Keeping the number of BSC measures manageable: in order for the employees to be motivated the managers need to limit their measures. Having many measures makes the employees unmotivated and tends to lead them to low performance.

Link the BSC measures explicitly to compensation: individual rewarding and compensation motivates the employees to work better in order to get rewarded. Therefore, when the BSC measures are linked to the individual rewarding system the employees are motivated to work for the success of the BSC measures.

In conclusion, it is conducted that the drawbacks of the balanced scorecard can be avoided through going certain steps. Managers don’t need to explicitly detail every single strategy that would be implemented in the balanced scorecard. Instead they need to focus on the key strategies that will eventually lead to the organization’s success. The involvement of the employees could be motivated by offering incentives linked to the achievement of the balanced scorecard measures. Therefore, the balanced score card is a successful management tool only if implemented in the mentioned above way.

3. Conclusion

The main reason behind conducting this research is to find whether the strategic tools are applicable in the Egyptian textile industry. The strategic tool that was used to test the research question is the balanced scorecard. In the paper the globalization of the market were being discussed and the challenges facing the organizations. Then, the textile industry was described and the problems faced by organizations in this industry. Due to the high instability in the textile industry in Egypt it was suggested that strategic tools may be implemented to alleviate this instability. The balanced scorecard was then introduced and a description of its framework was analyzed.

The BSC is a strategic tool that aligns the organizations’ strategy with its short term objectives; attaining a better understating of the organization’s strategy by all the employees. Therefore, it creates an environment that encourages learning and the growth of human capital. The organization’s main scope then becomes the customer satisfaction, and the strategy to achieve it. The organization’s internal operations are being discussed and how do they relate to the organization’s goal achievement. There are different indicators for each of the mentioned dimensions that allow the management to measure the work performance.
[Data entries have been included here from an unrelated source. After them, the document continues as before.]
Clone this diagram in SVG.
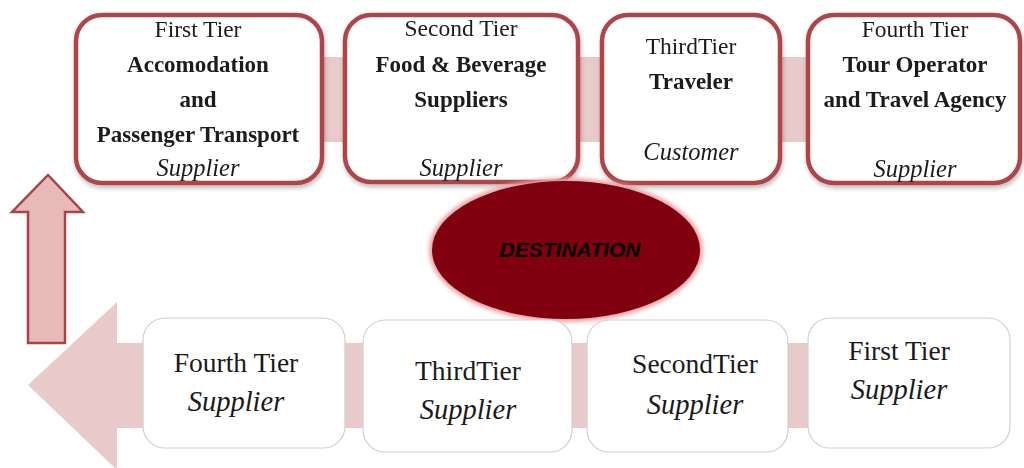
<svg xmlns="http://www.w3.org/2000/svg" width="1024" height="468" viewBox="0 0 1024 468">
<defs>
<style>
.top{fill:#fff;stroke:#B0454A;stroke-width:4.5}
.bot{fill:#fff;stroke:#cfcfcf;stroke-width:1.2}
.band{fill:#E9CACA}
.t{font-family:"Liberation Serif","Times New Roman",serif;fill:#1a1a1a;text-anchor:middle}
.r{font-size:23.5px}
.b{font-size:23px;font-weight:bold}
.i{font-size:24.5px;font-style:italic}
.br{font-size:27.5px}
.bi{font-size:28.5px;font-style:italic}
.dest{font-family:"Liberation Sans",Arial,sans-serif;font-size:21px;font-weight:bold;font-style:italic;fill:#000;text-anchor:middle}
</style>
<filter id="sh" x="-10%" y="-10%" width="120%" height="130%">
<feDropShadow dx="1" dy="3" stdDeviation="2" flood-color="#000" flood-opacity="0.25"/>
</filter>
<filter id="glow" x="-20%" y="-20%" width="140%" height="140%">
<feGaussianBlur stdDeviation="2"/>
</filter>
</defs>
<rect width="1024" height="468" fill="#fff"/>
<g id="connectors">
<rect class="band" x="300" y="57" width="720" height="85"/>
<path class="band" d="M1000,343 L117,343 L117,302 L28,385 L117,470 L117,428 L1000,428 Z"/>
<path d="M28,343 L28,212 L12,212 L48,175 L83,212 L65,212 L65,343 Z" fill="#E8B9B9" stroke="#A84444" stroke-width="2.5"/>
</g>
<g id="top1" filter="url(#sh)">
<rect class="top" x="76" y="15" width="246" height="168" rx="26"/>
<text class="t r" x="198" y="37">First Tier</text>
<text class="t b" x="198" y="72">Accomodation</text>
<text class="t b" x="198" y="107">and</text>
<text class="t b" x="198" y="142">Passenger Transport</text>
<text class="t i" x="198" y="176">Supplier</text>
</g>
<g id="top2" filter="url(#sh)">
<rect class="top" x="345" y="15" width="233" height="167" rx="26"/>
<text class="t r" x="461" y="36">Second Tier</text>
<text class="t b" x="461" y="72">Food &amp; Beverage</text>
<text class="t b" x="461" y="107">Suppliers</text>
<text class="t i" x="461" y="176">Supplier</text>
</g>
<g id="top3" filter="url(#sh)">
<rect class="top" x="602" y="15" width="178" height="168" rx="26"/>
<text class="t r" x="691" y="54">ThirdTier</text>
<text class="t b" x="691" y="89">Traveler</text>
<text class="t i" x="691" y="160">Customer</text>
</g>
<g id="top4" filter="url(#sh)">
<rect class="top" x="808" y="15" width="212" height="168" rx="26"/>
<text class="t r" x="915" y="37">Fourth Tier</text>
<text class="t b" x="915" y="72">Tour Operator</text>
<text class="t b" x="915" y="107">and Travel Agency</text>
<text class="t i" x="915" y="177">Supplier</text>
</g>
<g id="destination">
<ellipse cx="566" cy="250" rx="137" ry="72" fill="#E8A0A0" filter="url(#glow)"/>
<ellipse cx="566" cy="250" rx="134" ry="69" fill="#80000F"/>
<text class="dest" x="570" y="257">DESTINATION</text>
</g>
<g id="bot1">
<rect class="bot" x="143" y="318" width="202" height="130" rx="22"/>
<text class="t br" x="236" y="372">Fourth Tier</text>
<text class="t bi" x="236" y="411">Supplier</text>
</g>
<g id="bot2">
<rect class="bot" x="363" y="320" width="209" height="132" rx="22"/>
<text class="t br" x="468" y="380">ThirdTier</text>
<text class="t bi" x="468" y="419">Supplier</text>
</g>
<g id="bot3">
<rect class="bot" x="587" y="320" width="201" height="132" rx="22"/>
<text class="t br" x="695" y="373">SecondTier</text>
<text class="t bi" x="695" y="414">Supplier</text>
</g>
<g id="bot4">
<rect class="bot" x="808" y="318" width="202" height="130" rx="22"/>
<text class="t br" x="899" y="360">First Tier</text>
<text class="t bi" x="899" y="399">Supplier</text>
</g>
</svg>
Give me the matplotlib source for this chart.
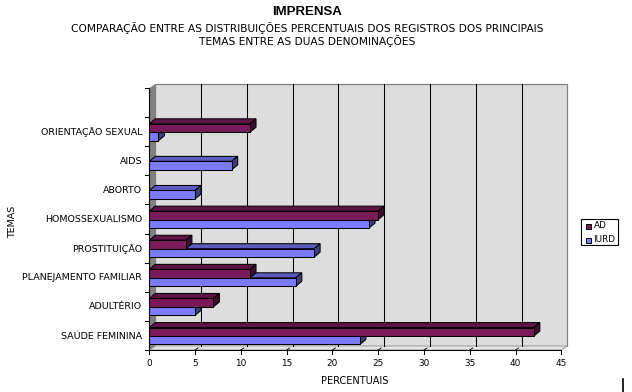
import matplotlib
matplotlib.use("Agg")
import matplotlib.pyplot as plt
from matplotlib.patches import Polygon, Rectangle
from matplotlib.lines import Line2D

categories = ["SAÚDE FEMININA", "ADULTÉRIO", "PLANEJAMENTO FAMILIAR", "PROSTITUIÇÃO",
              "HOMOSSEXUALISMO", "ABORTO", "AIDS", "ORIENTAÇÃO SEXUAL", ""]
ad_values = [42, 7, 11, 4, 25, 0, 0, 11, 0]
iurd_values = [23, 5, 16, 18, 24, 5, 9, 1, 0]
x_ticks = list(range(0, 50, 5))
title = "IMPRENSA"
subtitle1 = "COMPARAÇÃO ENTRE AS DISTRIBUIÇÕES PERCENTUAIS DOS REGISTROS DOS PRINCIPAIS"
subtitle2 = "TEMAS ENTRE AS DUAS DENOMINAÇÕES"

W, H = 632, 392
fig = plt.figure(figsize=(W / 100, H / 100), dpi=100, facecolor="white")
L, R, T, B = 149.3, 561.3, 88.0, 350.0
ax = fig.add_axes([L / W, 1 - B / H, (R - L) / W, (B - T) / H])
ax.set_xlim(0, 45)
ax.set_ylim(0, 9)
ax.axis("off")

DX = 6 / ((R - L) / 45)
DY = 4 / ((B - T) / 9)
BAR_DY = 5 / ((B - T) / 9)
BAR_H = 0.29
BASE = 0.19
LW = 0.75

def poly(pts, fc, ec="none", lw=0, z=1):
    ax.add_patch(Polygon(pts, closed=True, facecolor=fc, edgecolor=ec, linewidth=lw,
                         zorder=z, clip_on=False, joinstyle="miter"))

# walls
poly([(DX, DY), (45 + DX, DY), (45 + DX, 9 + DY), (DX, 9 + DY)], "#DDDDDD", "#808080", 0.9, 1)
poly([(0, 0), (DX, DY), (DX, 9 + DY), (0, 9)], "#808080", "none", 0, 1.2)
poly([(0, 0), (45, 0), (45 + DX, DY), (DX, DY)], "#E4E4E4", "#A0A0A0", 0.7, 1.1)

# grid lines on back wall and floor
for t in x_ticks[1:-1]:
    ax.add_line(Line2D([t + DX, t + DX], [DY, 9 + DY], color="black", lw=LW, zorder=1.5, clip_on=False))
    ax.add_line(Line2D([t, t + DX / 2], [0, DY / 2], color="black", lw=0.6, zorder=1.5, clip_on=False))

def bar3d(v, y0, front, top, side, z):
    if v <= 0:
        return
    y1 = y0 + BAR_H
    poly([(0, y1), (v, y1), (v + DX, y1 + BAR_DY), (DX, y1 + BAR_DY)], top, "black", LW, z)
    poly([(v, y0), (v + DX, y0 + BAR_DY), (v + DX, y1 + BAR_DY), (v, y1)], side, "black", LW, z)
    poly([(0, y0), (v, y0), (v, y1), (0, y1)], front, "black", LW, z + 0.1)

AD_C = ("#7B1A5A", "#5E1446", "#3F0D30")
IURD_C = ("#7B7BFF", "#5C5CBF", "#3E3E80")
for i in range(len(categories) - 1, -1, -1):
    bar3d(iurd_values[i], i + BASE, *IURD_C, z=3 + (8 - i))
    bar3d(ad_values[i], i + BASE + BAR_H, *AD_C, z=3.3 + (8 - i))

# axes and ticks
ax.add_line(Line2D([0, 45], [0, 0], color="black", lw=LW, zorder=20, clip_on=False))
ax.add_line(Line2D([0, 0], [0, 9], color="black", lw=LW, zorder=20, clip_on=False))
ppx = 45 / (R - L)
ppy = 9 / (B - T)
for t in x_ticks:
    ax.add_line(Line2D([t, t], [0, -4 * ppy], color="black", lw=LW, zorder=20, clip_on=False))
    ax.text(t, -13 * ppy, str(t), ha="center", va="center", fontsize=6.4,
            family="DejaVu Sans", clip_on=False)
for i in range(len(categories) + 1):
    ax.add_line(Line2D([0, -4 * ppx], [i, i], color="black", lw=LW, zorder=20, clip_on=False))
for i, c in enumerate(categories):
    ax.text(-7 * ppx, i + 0.48, c, ha="right", va="center", fontsize=6.8,
            family="DejaVu Sans", clip_on=False)

def ftext(x, y, s, **kw):
    kw.setdefault("family", "DejaVu Sans")
    fig.text(x / W, 1 - y / H, s, ha="center", va="center", **kw)

ftext(307, 12, title, fontsize=9.5, fontweight="bold", family="Liberation Sans")
ftext(307, 28, subtitle1, fontsize=7.7)
ftext(307, 41, subtitle2, fontsize=7.7)
ftext(355, 381, "PERCENTUAIS", fontsize=7.0)
ftext(13, 222, "TEMAS", fontsize=6.8, rotation=90)

# legend
fig.add_artist(Rectangle((581 / W, 1 - 245 / H), 37 / W, 26 / H, transform=fig.transFigure,
                         facecolor="white", edgecolor="black", linewidth=0.8))
for y, col, name in [(226, AD_C[0], "AD"), (240, IURD_C[0], "IURD")]:
    fig.add_artist(Rectangle((586 / W, 1 - (y + 2.5) / H), 5 / W, 5 / H, transform=fig.transFigure,
                             facecolor=col, edgecolor="black", linewidth=0.7))
    fig.text(593.5 / W, 1 - y / H, name, ha="left", va="center", fontsize=6.4, family="DejaVu Sans")

# stray mark at the bottom right of the reference
fig.add_artist(Line2D([623 / W, 623 / W], [0, 13 / H], color="black", lw=1.2, transform=fig.transFigure))

fig.savefig("out.png", dpi=100, facecolor="white")
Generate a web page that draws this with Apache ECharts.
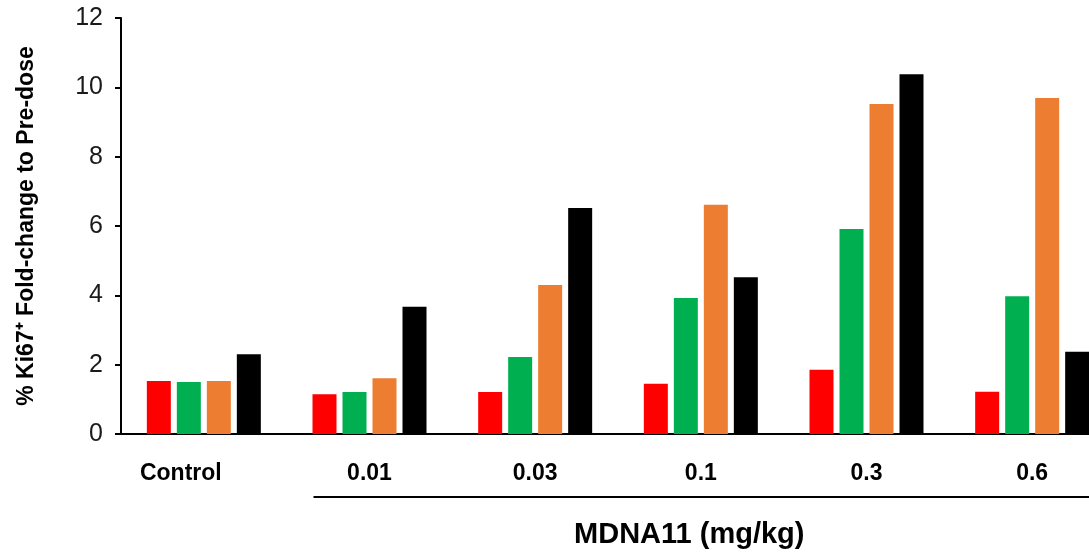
<!DOCTYPE html>
<html>
<head>
<meta charset="utf-8">
<script src="https://cdn.jsdelivr.net/npm/echarts@6/dist/echarts.min.js"></script>
<style>
html,body{margin:0;padding:0;background:#fff;overflow:hidden;}
#main{width:1089px;height:553px;}
</style>
</head>
<body>
<div id="main"></div>
<script>
const categories = ['Control', '0.01', '0.03', '0.1', '0.3', '0.6'];
const seriesRed    = [1.53, 1.15, 1.21, 1.45, 1.85, 1.22];
const seriesGreen  = [1.50, 1.21, 2.22, 3.92, 5.91, 3.97];
const seriesOrange = [1.53, 1.61, 4.30, 6.61, 9.52, 9.69];
const seriesBlack  = [2.30, 3.67, 6.52, 4.52, 10.38, 2.37];
const yTicks = [0, 2, 4, 6, 8, 10, 12];
const yTitle = '% Ki67\u207A Fold-change to Pre-dose';
const xTitle = 'MDNA11 (mg/kg)';

const chart = echarts.init(document.getElementById('main'), null, {renderer: 'canvas'});
function bar(name, data, color) {
  return {
    name: name, type: 'bar', data: data, barWidth: 24, barGap: '25%',
    itemStyle: {color: color}, silent: true, animation: false
  };
}
const option = {
  animation: false,
  backgroundColor: '#fff',
  grid: {left: 121, top: 18, bottom: 119, width: 994, containLabel: false, outerBoundsMode: 'none'},
  xAxis: {
    type: 'category', data: categories,
    axisLine: {lineStyle: {color: '#000', width: 2}},
    axisTick: {show: false},
    axisLabel: {
      margin: 28, color: '#000', fontWeight: 'bold', fontSize: 23,
      fontFamily: 'Liberation Sans, Arial, sans-serif',
      formatter: function (v) { return v === 'Control' ? '{c|' + v + '}' : v; },
      rich: {c: {fontFamily: 'Liberation Sans, Arial, sans-serif', fontWeight: 'bold', fontSize: 23, color: '#000', padding: [0, 46, 0, 0]}}
    }
  },
  yAxis: {
    type: 'value', min: yTicks[0], max: yTicks[yTicks.length - 1], interval: 2,
    axisLine: {show: true, lineStyle: {color: '#000', width: 2}},
    axisTick: {show: true, length: 6, lineStyle: {color: '#000', width: 2}},
    splitLine: {show: false},
    axisLabel: {margin: 18, color: '#1a1a1a', fontSize: 25, fontFamily: 'Liberation Sans, Arial, sans-serif'},
    name: yTitle, nameLocation: 'middle', nameGap: 83, nameRotate: 90,
    nameTextStyle: {color: '#000', fontWeight: 'bold', fontSize: 23, fontFamily: 'Liberation Sans, Arial, sans-serif'}
  },
  series: [
    bar('Red', seriesRed, '#ff0000'),
    bar('Green', seriesGreen, '#00b050'),
    bar('Orange', seriesOrange, '#ed7d31'),
    bar('Black', seriesBlack, '#000000')
  ]
};
chart.setOption(option);

const p1 = chart.convertToPixel({xAxisIndex: 0}, '0.01');
const p0 = chart.convertToPixel({yAxisIndex: 0}, 0);
const lineStart = p1 - 56;
chart.setOption({
  graphic: [
    {type: 'line', shape: {x1: lineStart, y1: p0 + 63, x2: 1089, y2: p0 + 63},
     style: {stroke: '#000', lineWidth: 2}, silent: true},
    {type: 'text', x: (lineStart + 1089) / 2 - 12, y: p0 + 101,
     style: {text: xTitle, fill: '#000', font: 'bold 29px "Liberation Sans", Arial, sans-serif', align: 'center', verticalAlign: 'middle'}, silent: true}
  ]
});
</script>
</body>
</html>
Afterwards, it was analyzed that for a company to implement the BSC it must have a clear vision to act upon. This vision is reached by planning and analyzing the company’s resources and allocating them efficiently. After the planning the organization must then put the plan into action and start to measure the performance in accordance to the KPI’s. When the BSC is fully implemented the organization then acquires a competitive advantage with the achievement of the strategies and goals.

As any other thing, the BSC has its advantages and disadvantages. The main advantage is that it puts the company’s strategies in alliance with the short term goals. It makes the organization’s goals not only profit oriented but attaining a competitive advantage through other resources from inside the organization. On the other hand the disadvantages of the BSC is that some managers state that it is an unrealistic approach since as a human being only the financial aspect is the mostly considered. Another disadvantage is that the BSC does not provide the organization with the maximized efficiency and a huge difference in the process of operations.

Consequently, the research question is not yet answered, but a methodology and real application would be conducted in part two in order to answer the research question. However, a hypothesis from the indicated information is that the application of the BSC in Nasiege would be successful since it will allow the company to focus on other profitable aspects other than the finances only.